‘Save the taxpayers money’: MJUSD could refinance 2014 refunding bond, leading to lower property taxes
Marysville Joint Unified School District will consider refinancing a 2014 general obligation refunding bond in hopes of saving money for district taxpayers.
On Tuesday, the Marysville Joint Unified Board of Trustees will vote on a resolution to authorize the issuance of up to $23 million in refunding bonds, which according to district officials, “are similar to refinancing a home mortgage.”
The State Treasurer’s Office explains that refunding bonds are issued to refinance a prior issue of bonds at a new, lower borrowing rate or under a new financing structure. These bonds are typically issued to achieve debt service savings, which are passed on to taxpayers in the form of lower property taxes.

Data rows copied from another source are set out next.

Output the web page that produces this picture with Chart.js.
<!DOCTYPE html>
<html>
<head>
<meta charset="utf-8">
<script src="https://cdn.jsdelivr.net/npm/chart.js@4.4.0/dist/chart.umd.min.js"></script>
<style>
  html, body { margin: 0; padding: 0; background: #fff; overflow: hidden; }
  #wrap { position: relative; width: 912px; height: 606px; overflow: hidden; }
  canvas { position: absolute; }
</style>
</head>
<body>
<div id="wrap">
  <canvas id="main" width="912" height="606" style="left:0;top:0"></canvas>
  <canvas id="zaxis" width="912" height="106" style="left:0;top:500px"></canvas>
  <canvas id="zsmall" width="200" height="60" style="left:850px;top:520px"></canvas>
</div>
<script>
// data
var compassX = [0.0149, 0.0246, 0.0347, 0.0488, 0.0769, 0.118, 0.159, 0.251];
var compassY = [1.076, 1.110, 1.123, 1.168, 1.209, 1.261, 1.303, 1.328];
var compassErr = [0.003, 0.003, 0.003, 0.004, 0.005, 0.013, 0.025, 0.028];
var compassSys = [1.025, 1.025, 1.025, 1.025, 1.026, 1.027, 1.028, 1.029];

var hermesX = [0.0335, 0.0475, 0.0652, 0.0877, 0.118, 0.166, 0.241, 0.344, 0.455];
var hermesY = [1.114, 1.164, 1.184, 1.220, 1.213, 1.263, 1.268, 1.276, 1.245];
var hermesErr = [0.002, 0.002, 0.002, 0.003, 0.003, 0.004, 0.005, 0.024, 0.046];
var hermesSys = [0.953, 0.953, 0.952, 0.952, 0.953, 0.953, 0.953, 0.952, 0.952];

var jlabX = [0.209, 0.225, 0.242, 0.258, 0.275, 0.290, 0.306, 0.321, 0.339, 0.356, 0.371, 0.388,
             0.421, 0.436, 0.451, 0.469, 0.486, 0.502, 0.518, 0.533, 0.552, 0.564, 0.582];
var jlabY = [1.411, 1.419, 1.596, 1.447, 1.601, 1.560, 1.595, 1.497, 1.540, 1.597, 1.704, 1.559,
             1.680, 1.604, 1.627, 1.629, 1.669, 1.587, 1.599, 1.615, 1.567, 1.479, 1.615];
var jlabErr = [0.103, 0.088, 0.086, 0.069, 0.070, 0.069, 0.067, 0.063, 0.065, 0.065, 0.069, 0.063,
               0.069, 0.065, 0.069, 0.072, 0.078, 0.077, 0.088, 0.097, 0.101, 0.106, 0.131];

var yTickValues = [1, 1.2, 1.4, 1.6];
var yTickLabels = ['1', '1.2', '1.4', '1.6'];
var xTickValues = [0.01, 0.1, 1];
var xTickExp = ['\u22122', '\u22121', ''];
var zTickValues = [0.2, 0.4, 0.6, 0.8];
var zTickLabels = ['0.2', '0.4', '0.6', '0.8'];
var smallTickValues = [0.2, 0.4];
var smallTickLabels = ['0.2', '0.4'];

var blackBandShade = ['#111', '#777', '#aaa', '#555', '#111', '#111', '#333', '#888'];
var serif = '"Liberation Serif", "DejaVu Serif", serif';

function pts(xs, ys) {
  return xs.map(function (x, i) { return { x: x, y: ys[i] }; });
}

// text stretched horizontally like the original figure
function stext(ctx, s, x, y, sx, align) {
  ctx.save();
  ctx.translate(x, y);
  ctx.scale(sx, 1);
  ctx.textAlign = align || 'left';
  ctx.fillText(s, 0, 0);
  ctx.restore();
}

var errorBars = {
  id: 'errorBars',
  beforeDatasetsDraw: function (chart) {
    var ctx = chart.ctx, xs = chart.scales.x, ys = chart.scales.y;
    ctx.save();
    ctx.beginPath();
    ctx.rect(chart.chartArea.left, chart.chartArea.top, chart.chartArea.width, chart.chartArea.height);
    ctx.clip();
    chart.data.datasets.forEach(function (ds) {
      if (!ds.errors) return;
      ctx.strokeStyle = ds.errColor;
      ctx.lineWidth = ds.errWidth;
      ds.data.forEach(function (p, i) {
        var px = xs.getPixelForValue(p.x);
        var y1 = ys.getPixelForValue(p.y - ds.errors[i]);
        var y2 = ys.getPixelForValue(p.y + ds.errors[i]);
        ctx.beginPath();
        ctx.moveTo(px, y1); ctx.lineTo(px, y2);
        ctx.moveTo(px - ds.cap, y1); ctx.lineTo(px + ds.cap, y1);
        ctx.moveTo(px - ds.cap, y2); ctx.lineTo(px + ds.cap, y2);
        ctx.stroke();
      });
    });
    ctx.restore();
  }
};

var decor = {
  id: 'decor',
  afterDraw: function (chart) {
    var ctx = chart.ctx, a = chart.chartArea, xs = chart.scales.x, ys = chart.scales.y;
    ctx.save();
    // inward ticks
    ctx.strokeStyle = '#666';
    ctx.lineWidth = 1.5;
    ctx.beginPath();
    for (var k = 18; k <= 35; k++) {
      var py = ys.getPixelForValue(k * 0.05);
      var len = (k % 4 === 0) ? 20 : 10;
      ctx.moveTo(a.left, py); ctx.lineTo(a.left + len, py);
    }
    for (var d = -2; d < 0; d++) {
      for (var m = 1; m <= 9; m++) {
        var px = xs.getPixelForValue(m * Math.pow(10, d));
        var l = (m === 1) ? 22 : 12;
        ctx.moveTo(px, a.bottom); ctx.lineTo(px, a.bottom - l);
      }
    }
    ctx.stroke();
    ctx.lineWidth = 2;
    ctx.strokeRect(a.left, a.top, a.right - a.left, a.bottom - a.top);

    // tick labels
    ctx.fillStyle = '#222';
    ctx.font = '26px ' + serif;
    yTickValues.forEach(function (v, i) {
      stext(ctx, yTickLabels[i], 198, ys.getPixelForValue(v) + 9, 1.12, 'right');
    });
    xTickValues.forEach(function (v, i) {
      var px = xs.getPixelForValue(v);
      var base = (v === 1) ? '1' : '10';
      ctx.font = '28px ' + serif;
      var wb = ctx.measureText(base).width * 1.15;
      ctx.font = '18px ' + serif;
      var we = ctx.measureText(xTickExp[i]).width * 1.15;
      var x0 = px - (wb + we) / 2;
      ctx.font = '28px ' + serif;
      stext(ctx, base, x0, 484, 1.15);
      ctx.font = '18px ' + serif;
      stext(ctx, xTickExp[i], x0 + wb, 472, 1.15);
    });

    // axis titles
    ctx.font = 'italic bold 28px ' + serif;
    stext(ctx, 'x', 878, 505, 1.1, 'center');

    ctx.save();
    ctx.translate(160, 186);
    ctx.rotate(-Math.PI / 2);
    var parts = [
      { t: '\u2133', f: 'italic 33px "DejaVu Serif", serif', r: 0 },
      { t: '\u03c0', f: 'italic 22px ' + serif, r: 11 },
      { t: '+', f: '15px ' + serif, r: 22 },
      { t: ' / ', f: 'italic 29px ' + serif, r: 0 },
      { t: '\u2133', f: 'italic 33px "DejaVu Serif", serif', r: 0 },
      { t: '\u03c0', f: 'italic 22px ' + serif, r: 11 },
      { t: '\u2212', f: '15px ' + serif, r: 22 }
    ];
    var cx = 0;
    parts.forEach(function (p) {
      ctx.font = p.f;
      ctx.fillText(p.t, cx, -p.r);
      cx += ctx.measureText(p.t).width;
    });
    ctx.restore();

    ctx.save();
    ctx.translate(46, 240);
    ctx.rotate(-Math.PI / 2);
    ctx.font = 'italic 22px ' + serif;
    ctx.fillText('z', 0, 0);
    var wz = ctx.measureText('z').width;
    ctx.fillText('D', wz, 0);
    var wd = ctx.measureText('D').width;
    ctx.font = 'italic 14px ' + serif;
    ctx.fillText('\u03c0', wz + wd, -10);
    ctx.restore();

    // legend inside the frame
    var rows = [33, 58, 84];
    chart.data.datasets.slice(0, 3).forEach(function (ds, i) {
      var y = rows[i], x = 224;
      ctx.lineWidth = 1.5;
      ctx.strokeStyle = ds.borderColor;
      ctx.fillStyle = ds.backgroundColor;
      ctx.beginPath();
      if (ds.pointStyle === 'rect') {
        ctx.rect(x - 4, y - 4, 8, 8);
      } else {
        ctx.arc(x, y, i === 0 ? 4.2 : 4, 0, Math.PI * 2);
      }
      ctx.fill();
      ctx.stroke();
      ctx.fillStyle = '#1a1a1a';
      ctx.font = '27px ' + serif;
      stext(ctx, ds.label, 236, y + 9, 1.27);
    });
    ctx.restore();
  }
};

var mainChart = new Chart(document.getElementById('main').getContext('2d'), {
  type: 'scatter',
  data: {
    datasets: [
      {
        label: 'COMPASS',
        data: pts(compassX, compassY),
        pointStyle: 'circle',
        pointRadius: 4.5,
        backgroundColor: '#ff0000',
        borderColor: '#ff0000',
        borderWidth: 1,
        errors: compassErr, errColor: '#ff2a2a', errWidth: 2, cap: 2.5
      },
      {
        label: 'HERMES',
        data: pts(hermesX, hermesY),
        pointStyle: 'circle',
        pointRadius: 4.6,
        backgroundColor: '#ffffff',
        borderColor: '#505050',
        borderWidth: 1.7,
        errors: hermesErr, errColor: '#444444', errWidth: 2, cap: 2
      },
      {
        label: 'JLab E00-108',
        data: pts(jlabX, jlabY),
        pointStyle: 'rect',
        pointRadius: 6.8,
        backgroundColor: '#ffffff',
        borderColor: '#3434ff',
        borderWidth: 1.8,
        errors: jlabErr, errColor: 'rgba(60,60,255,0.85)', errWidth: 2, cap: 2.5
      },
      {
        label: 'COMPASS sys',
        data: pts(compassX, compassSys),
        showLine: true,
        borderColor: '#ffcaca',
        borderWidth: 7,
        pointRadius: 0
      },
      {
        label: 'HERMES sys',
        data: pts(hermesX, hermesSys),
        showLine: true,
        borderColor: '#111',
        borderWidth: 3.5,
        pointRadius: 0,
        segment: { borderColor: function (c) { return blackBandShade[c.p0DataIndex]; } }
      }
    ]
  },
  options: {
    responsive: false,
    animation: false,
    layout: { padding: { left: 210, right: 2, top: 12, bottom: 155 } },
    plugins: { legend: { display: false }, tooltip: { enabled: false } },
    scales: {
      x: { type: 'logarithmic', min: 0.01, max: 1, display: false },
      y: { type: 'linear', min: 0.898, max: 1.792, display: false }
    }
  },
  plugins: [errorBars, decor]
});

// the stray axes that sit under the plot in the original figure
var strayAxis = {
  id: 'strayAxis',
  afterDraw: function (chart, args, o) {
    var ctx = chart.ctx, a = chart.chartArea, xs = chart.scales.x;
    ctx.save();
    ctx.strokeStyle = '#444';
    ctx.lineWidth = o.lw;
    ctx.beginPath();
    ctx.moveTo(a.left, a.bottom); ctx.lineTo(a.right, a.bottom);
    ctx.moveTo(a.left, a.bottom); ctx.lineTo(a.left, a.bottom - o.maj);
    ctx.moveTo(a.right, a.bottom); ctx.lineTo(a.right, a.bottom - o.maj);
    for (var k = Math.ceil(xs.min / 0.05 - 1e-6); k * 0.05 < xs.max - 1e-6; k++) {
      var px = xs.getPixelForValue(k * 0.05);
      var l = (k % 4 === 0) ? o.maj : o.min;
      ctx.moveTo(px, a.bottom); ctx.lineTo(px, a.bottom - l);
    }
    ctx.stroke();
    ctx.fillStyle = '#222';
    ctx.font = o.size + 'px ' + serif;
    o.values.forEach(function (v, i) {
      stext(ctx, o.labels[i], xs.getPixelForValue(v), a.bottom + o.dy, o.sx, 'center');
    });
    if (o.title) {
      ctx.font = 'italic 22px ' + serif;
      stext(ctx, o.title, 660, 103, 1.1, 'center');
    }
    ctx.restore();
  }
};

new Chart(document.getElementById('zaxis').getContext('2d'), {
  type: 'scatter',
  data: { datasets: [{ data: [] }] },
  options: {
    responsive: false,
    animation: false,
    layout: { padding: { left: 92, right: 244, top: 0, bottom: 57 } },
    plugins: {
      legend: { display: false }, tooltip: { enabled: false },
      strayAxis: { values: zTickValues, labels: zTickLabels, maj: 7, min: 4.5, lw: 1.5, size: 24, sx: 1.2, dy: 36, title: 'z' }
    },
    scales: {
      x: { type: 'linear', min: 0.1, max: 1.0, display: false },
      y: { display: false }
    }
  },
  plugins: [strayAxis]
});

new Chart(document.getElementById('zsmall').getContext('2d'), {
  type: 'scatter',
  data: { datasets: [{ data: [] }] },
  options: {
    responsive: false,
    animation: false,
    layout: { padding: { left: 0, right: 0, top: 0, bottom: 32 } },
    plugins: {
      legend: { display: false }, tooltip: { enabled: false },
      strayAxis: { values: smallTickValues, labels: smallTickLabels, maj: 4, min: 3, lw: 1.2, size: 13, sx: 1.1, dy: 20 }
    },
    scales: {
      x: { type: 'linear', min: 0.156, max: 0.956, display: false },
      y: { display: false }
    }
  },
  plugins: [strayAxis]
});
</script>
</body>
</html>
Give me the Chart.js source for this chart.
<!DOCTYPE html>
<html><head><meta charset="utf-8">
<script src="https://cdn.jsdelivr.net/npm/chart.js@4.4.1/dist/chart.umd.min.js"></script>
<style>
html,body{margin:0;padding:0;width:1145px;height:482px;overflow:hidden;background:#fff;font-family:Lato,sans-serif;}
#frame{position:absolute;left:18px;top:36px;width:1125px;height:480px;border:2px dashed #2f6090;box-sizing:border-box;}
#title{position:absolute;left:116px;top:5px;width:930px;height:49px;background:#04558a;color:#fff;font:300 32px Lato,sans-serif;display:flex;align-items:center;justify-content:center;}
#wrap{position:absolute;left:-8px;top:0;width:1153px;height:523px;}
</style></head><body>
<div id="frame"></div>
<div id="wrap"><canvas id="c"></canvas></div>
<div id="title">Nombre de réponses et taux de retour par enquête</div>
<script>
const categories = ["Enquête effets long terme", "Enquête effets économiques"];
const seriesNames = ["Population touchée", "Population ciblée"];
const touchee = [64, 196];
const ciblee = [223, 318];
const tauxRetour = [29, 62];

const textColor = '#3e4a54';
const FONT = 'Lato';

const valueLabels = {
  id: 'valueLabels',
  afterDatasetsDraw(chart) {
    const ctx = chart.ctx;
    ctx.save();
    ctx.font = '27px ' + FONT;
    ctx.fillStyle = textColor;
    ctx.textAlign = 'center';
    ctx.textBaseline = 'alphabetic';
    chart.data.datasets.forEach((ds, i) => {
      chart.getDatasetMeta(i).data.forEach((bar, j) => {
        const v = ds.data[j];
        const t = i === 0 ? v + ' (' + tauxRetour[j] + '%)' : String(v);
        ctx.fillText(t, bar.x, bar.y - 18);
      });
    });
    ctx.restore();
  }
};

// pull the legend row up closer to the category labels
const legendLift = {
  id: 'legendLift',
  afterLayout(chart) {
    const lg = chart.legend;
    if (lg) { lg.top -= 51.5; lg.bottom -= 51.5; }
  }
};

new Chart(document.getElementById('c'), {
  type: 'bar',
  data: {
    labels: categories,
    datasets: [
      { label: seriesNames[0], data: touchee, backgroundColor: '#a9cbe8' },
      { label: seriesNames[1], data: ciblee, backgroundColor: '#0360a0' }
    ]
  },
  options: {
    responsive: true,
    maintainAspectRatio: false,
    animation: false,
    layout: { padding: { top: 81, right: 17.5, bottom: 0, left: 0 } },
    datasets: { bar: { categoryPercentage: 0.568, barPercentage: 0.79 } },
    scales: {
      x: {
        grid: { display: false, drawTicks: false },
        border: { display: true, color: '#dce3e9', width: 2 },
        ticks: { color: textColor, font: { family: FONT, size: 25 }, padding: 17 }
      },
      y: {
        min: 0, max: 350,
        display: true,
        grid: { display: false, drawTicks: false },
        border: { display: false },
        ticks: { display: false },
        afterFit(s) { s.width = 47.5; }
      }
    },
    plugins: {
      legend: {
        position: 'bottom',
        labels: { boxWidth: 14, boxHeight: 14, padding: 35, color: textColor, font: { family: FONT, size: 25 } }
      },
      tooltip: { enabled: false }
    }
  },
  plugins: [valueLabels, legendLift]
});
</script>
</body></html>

“(Refunding bonds) are general obligation bonds that the public is already paying on. What we’re doing is we’re getting ready for interest rates to drop, and then we can refinance the remaining amounts due on Measure H,” Assistant Superintendent of Business Services Jennifer Passaglia said. “It’s similar to refinancing your mortgage, but we refinance at a lower interest rate that will save the taxpayers money and help pay down our existing obligation.”
In 2006, district voters authorized Measure H, a $37 million general obligation bond that contributed to facility renovations throughout Marysville Joint Unified. The property tax levy was set at $57 per $100,000 in property value. Measure H was issued in two series and was refunded in 2014, the district said.
According to district officials, there is an opportunity to refund all or a portion of the 2014 general obligation refunding bonds for their remaining lifespan. However, Passaglia said that the district will only move forward with this opportunity if the market allows for it.
“We will only do it if we can. There’s a certain amount that we want to save. It's not worth our time and effort if it's not going to save taxpayers if it’s not at a certain interest rate level,” she said. “If interest rates hit that level – and it seems like they’re dropping – then we can go out and refinance.”
Based on current market rates, officials estimate a refunding would generate taxpayer savings of $658,995 over the remaining life of the bonds.
California general obligation bonds are currently benefiting from increased investor demand as a result of bond redemptions, which typically occur each summer. According to district officials, many bondholders are looking to reinvest available cash back into the municipal market by purchasing new bond issues.
According to the proposed resolution, each series of refunding bonds will be issued in denominations of $5,000 in principal with an interest rate of no more than 8% per year. Proceeds from the refunding bonds would be used to refund a portion or all of Marysville Joint Unified’s outstanding 2014 bond.